Business Climate May be Stabilizing for Technology Companies, New CompTIA Survey Suggests
Tuesday, June 30th, 2020
Technology companies continue to see customer interest in cybersecurity, cloud computing and other areas, perhaps indicating that the business environment is stabilizing, according to a new survey by CompTIA, the nonprofit trade association for the global tech industry.
The percentage of tech firms that reported receiving new customers inquiries and business opportunities was 84% in June and 83% in April, up from 76% in March.
“There remains much uncertainty about the pandemic’s impact moving forward, but it’s a hopeful sign that technology is viewed as a solution to help businesses navigate through these uncertain times,” said Nancy Hammervik, executive vice president for industry relations at CompTIA.
Customers are most interested in cybersecurity-related products and services (cited by 42% of tech firms surveyed), shifting on-premise infrastructure or applications to the cloud (42%), managed and outsourced IT services (40%), and general consulting help on how to “go virtual” (40%).
Another potentially positive indicator in the survey results is in the area of staffing. The percentage of companies that reported making staffing changes has leveled off – 56% in June compared to 58% in the last survey. Among firms that have acted:
25% postponed interviewing and recruiting for new positions (32% in April)
18% cut back on hours of full or part-time staff (21%)
14% laid off contractors or suspended their work (18%)
14% hired new staff to support increased customer demand in areas such as remote work support and cybersecurity (13%)
13% laid off full or part-time staff (17%)
“Companies also reported taking positive steps in training employees in technical areas such as cybersecurity, networking, programming and tech support, as well as in ‘soft skill’ areas like communications and customer service,” said Amy Carrado, senior director for research and market intelligence at CompTIA. “Taking advantage of any downtime in business activity to upskill employees is likely to pay off for these firms as customer engagements increase.”

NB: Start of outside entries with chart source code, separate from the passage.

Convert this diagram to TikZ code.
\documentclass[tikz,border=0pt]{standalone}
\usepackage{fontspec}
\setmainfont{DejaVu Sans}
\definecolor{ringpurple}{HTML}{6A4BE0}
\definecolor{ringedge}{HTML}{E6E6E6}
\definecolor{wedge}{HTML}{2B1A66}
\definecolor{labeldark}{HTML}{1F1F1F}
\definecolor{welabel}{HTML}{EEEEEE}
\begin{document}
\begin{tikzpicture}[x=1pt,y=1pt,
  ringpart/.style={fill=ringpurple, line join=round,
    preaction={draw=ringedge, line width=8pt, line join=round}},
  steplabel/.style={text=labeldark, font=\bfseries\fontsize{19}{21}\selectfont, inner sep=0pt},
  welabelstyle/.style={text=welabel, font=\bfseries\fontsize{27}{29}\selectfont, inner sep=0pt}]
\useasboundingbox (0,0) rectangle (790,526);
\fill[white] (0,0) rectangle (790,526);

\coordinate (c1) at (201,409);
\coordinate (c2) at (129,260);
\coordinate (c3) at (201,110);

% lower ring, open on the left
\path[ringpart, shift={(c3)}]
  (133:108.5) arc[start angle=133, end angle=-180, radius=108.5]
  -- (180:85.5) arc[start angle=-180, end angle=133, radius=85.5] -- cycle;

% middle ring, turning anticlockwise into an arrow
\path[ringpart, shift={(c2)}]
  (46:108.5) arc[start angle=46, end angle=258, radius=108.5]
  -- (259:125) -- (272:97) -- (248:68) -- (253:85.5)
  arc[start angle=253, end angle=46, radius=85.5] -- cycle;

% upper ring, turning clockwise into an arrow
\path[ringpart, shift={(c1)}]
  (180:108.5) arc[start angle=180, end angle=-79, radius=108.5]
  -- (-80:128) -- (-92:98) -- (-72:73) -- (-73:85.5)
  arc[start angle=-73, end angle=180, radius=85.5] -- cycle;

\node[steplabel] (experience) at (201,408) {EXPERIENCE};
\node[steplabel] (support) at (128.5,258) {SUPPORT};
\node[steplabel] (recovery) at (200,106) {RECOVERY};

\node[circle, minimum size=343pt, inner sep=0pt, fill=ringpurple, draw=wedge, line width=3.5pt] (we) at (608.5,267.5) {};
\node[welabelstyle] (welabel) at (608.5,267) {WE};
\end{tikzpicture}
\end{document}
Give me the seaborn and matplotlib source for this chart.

CompTIA surveyed 231 executives from its member advisory councils and communities on how their companies have been impacted by COVID-19The latest survey, conducted between June 1 and 5, is the third monthly member poll since the pandemic caused disruptions to life and business.
In the June survey 52% of executives are feeling optimistic, 42% are hanging in there and 6% are hurting and in a difficult situation. These results are virtually unchanged from the previous survey.
A large majority of companies (84%) have been impacted by the pandemic. The most common scenarios include the cancellation or postponement of orders by some customers (58% of firms, unchanged from late April), or customers requesting a restructuring of contract or payment terms (46%, up slightly from 41%).
Companies are nearly unanimous (94%) in their belief that their business will change for the long term. The most frequently cited change is allowing more employees to continue to work remotely (65% of respondents). Other anticipated shifts include relying more on social and digital marketing rather than traditional methods (48%) and permanently reducing business travel (47%).
Some of these actions are being implemented now, at least according to comments provided by survey respondents. For example:
“Performing online meetings versus in-person. Alternating in-office/remote workers to maximize social distancing.”
“Restructuring information protection agreements to allow remote work.”
“Leveraging more cloud solutions to support the customer.”
“Trying to work with customers to support them as much as possible with payment holidays, credits etc.”
“… Taking advantage of every piece of government support to ensure that our cashflow isn't squeezed.”
Among U.S. companies surveyed 44% have applied for a Payment Protection Program loan from the Small Business Administration. Managed service providers and technology solutions providers accounted for about three-quarters of the companies surveyed that sought financial assistance from the federal government.